## THE EXERCISE
Pictures within the data are to be left out; everything else must be reproduced exactly.

■ ■ ■

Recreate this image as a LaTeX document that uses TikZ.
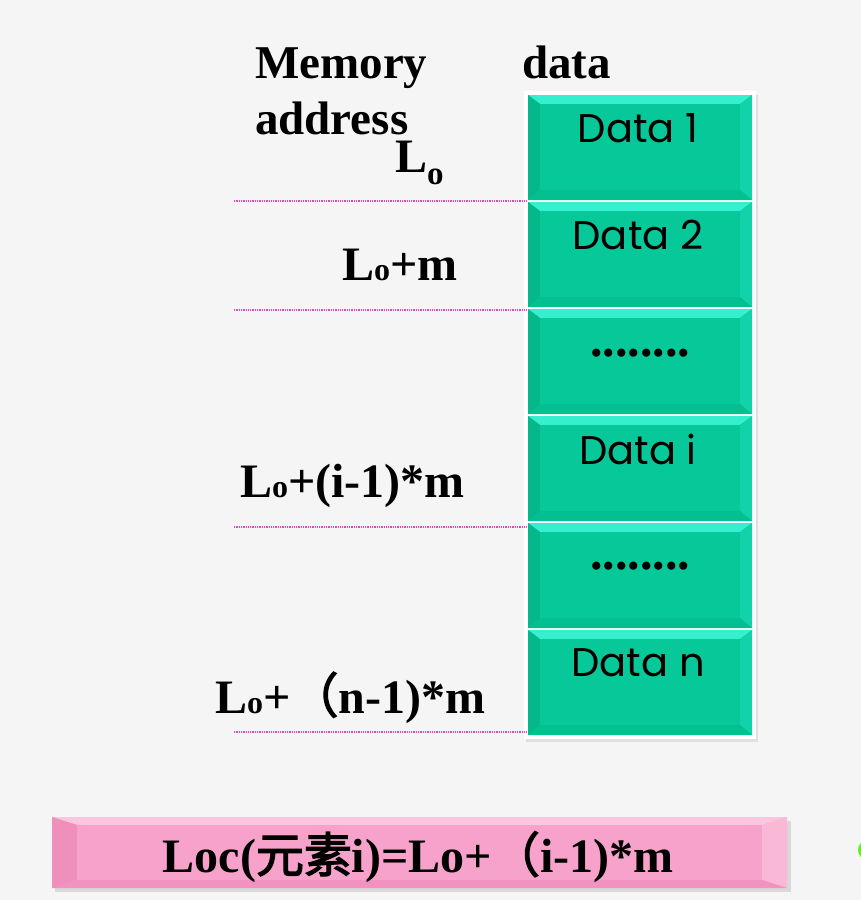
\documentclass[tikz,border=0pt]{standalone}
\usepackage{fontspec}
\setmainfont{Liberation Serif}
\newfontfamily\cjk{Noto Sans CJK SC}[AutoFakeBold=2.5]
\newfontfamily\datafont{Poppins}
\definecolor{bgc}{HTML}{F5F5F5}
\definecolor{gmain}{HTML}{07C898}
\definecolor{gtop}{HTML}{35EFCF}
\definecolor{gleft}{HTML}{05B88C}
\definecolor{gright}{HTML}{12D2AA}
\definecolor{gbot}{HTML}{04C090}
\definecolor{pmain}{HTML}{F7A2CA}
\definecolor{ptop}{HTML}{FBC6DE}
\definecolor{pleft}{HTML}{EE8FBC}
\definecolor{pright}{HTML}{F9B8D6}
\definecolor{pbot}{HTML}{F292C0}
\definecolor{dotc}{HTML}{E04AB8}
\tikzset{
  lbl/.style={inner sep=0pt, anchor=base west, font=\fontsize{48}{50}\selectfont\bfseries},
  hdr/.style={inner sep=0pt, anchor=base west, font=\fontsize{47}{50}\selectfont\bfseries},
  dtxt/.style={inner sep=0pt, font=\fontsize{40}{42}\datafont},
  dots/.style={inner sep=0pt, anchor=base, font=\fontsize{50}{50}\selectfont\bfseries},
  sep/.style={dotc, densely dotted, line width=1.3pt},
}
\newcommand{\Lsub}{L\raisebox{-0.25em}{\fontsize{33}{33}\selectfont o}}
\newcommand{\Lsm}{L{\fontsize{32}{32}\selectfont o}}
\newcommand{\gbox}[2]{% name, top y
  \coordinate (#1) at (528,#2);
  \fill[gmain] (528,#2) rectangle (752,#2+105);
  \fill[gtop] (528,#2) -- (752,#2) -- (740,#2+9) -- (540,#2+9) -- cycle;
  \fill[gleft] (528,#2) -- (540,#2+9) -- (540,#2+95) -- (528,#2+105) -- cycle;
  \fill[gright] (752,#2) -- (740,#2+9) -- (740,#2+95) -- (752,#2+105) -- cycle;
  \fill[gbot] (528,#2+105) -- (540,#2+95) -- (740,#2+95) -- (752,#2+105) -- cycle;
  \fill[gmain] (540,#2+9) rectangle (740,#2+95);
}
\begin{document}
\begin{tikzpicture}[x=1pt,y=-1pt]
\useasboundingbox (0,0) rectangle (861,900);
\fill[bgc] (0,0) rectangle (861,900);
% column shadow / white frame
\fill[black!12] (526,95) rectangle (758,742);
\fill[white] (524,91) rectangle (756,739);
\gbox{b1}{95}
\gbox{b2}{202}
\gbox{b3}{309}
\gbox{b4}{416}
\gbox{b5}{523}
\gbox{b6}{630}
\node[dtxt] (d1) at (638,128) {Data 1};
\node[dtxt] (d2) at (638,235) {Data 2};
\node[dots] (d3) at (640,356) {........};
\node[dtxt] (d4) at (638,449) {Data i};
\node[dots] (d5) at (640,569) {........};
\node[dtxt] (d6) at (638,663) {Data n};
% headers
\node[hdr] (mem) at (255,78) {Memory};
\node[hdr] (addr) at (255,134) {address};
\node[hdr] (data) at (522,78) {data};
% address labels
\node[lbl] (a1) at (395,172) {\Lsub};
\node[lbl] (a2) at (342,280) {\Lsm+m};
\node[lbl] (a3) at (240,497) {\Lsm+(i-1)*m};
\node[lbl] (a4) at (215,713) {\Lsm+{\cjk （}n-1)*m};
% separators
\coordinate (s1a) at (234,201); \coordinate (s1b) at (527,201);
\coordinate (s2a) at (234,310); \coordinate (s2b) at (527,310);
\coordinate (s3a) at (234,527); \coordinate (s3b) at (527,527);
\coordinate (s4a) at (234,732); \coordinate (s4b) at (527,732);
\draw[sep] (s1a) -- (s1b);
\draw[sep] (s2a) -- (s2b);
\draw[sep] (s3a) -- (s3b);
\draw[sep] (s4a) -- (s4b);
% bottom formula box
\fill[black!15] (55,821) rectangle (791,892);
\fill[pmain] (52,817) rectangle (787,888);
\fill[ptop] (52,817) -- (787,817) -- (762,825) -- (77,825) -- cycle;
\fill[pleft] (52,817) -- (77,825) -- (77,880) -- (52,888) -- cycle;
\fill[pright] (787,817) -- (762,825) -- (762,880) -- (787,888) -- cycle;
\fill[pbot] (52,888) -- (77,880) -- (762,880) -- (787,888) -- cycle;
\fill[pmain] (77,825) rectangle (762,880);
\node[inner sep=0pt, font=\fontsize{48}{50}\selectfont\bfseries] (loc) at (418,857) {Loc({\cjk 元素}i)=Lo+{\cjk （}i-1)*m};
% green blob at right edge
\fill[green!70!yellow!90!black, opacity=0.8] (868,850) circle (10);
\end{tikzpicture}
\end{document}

■ ■ ■

## TASK ANSWER
Recreate this image as a LaTeX document that uses TikZ.
\documentclass[tikz,border=0pt]{standalone}
\usepackage{fontspec}
\setmainfont{Liberation Serif}
\newfontfamily\cjk{Noto Sans CJK SC}[AutoFakeBold=2.5]
\newfontfamily\datafont{Poppins}
\definecolor{bgc}{HTML}{F5F5F5}
\definecolor{gmain}{HTML}{07C898}
\definecolor{gtop}{HTML}{35EFCF}
\definecolor{gleft}{HTML}{05B88C}
\definecolor{gright}{HTML}{12D2AA}
\definecolor{gbot}{HTML}{04C090}
\definecolor{pmain}{HTML}{F7A2CA}
\definecolor{ptop}{HTML}{FBC6DE}
\definecolor{pleft}{HTML}{EE8FBC}
\definecolor{pright}{HTML}{F9B8D6}
\definecolor{pbot}{HTML}{F292C0}
\definecolor{dotc}{HTML}{E04AB8}
\tikzset{
  lbl/.style={inner sep=0pt, anchor=base west, font=\fontsize{48}{50}\selectfont\bfseries},
  hdr/.style={inner sep=0pt, anchor=base west, font=\fontsize{47}{50}\selectfont\bfseries},
  dtxt/.style={inner sep=0pt, font=\fontsize{40}{42}\datafont},
  dots/.style={inner sep=0pt, anchor=base, font=\fontsize{50}{50}\selectfont\bfseries},
  sep/.style={dotc, densely dotted, line width=1.3pt},
}
\newcommand{\Lsub}{L\raisebox{-0.25em}{\fontsize{33}{33}\selectfont o}}
\newcommand{\Lsm}{L{\fontsize{32}{32}\selectfont o}}
\newcommand{\gbox}[2]{% name, top y
  \coordinate (#1) at (528,#2);
  \fill[gmain] (528,#2) rectangle (752,#2+105);
  \fill[gtop] (528,#2) -- (752,#2) -- (740,#2+9) -- (540,#2+9) -- cycle;
  \fill[gleft] (528,#2) -- (540,#2+9) -- (540,#2+95) -- (528,#2+105) -- cycle;
  \fill[gright] (752,#2) -- (740,#2+9) -- (740,#2+95) -- (752,#2+105) -- cycle;
  \fill[gbot] (528,#2+105) -- (540,#2+95) -- (740,#2+95) -- (752,#2+105) -- cycle;
  \fill[gmain] (540,#2+9) rectangle (740,#2+95);
}
\begin{document}
\begin{tikzpicture}[x=1pt,y=-1pt]
\useasboundingbox (0,0) rectangle (861,900);
\fill[bgc] (0,0) rectangle (861,900);
% column shadow / white frame
\fill[black!12] (526,95) rectangle (758,742);
\fill[white] (524,91) rectangle (756,739);
\gbox{b1}{95}
\gbox{b2}{202}
\gbox{b3}{309}
\gbox{b4}{416}
\gbox{b5}{523}
\gbox{b6}{630}
\node[dtxt] (d1) at (638,128) {Data 1};
\node[dtxt] (d2) at (638,235) {Data 2};
\node[dots] (d3) at (640,356) {........};
\node[dtxt] (d4) at (638,449) {Data i};
\node[dots] (d5) at (640,569) {........};
\node[dtxt] (d6) at (638,663) {Data n};
% headers
\node[hdr] (mem) at (255,78) {Memory};
\node[hdr] (addr) at (255,134) {address};
\node[hdr] (data) at (522,78) {data};
% address labels
\node[lbl] (a1) at (395,172) {\Lsub};
\node[lbl] (a2) at (342,280) {\Lsm+m};
\node[lbl] (a3) at (240,497) {\Lsm+(i-1)*m};
\node[lbl] (a4) at (215,713) {\Lsm+{\cjk （}n-1)*m};
% separators
\coordinate (s1a) at (234,201); \coordinate (s1b) at (527,201);
\coordinate (s2a) at (234,310); \coordinate (s2b) at (527,310);
\coordinate (s3a) at (234,527); \coordinate (s3b) at (527,527);
\coordinate (s4a) at (234,732); \coordinate (s4b) at (527,732);
\draw[sep] (s1a) -- (s1b);
\draw[sep] (s2a) -- (s2b);
\draw[sep] (s3a) -- (s3b);
\draw[sep] (s4a) -- (s4b);
% bottom formula box
\fill[black!15] (55,821) rectangle (791,892);
\fill[pmain] (52,817) rectangle (787,888);
\fill[ptop] (52,817) -- (787,817) -- (762,825) -- (77,825) -- cycle;
\fill[pleft] (52,817) -- (77,825) -- (77,880) -- (52,888) -- cycle;
\fill[pright] (787,817) -- (762,825) -- (762,880) -- (787,888) -- cycle;
\fill[pbot] (52,888) -- (77,880) -- (762,880) -- (787,888) -- cycle;
\fill[pmain] (77,825) rectangle (762,880);
\node[inner sep=0pt, font=\fontsize{48}{50}\selectfont\bfseries] (loc) at (418,857) {Loc({\cjk 元素}i)=Lo+{\cjk （}i-1)*m};
% green blob at right edge
\fill[green!70!yellow!90!black, opacity=0.8] (868,850) circle (10);
\end{tikzpicture}
\end{document}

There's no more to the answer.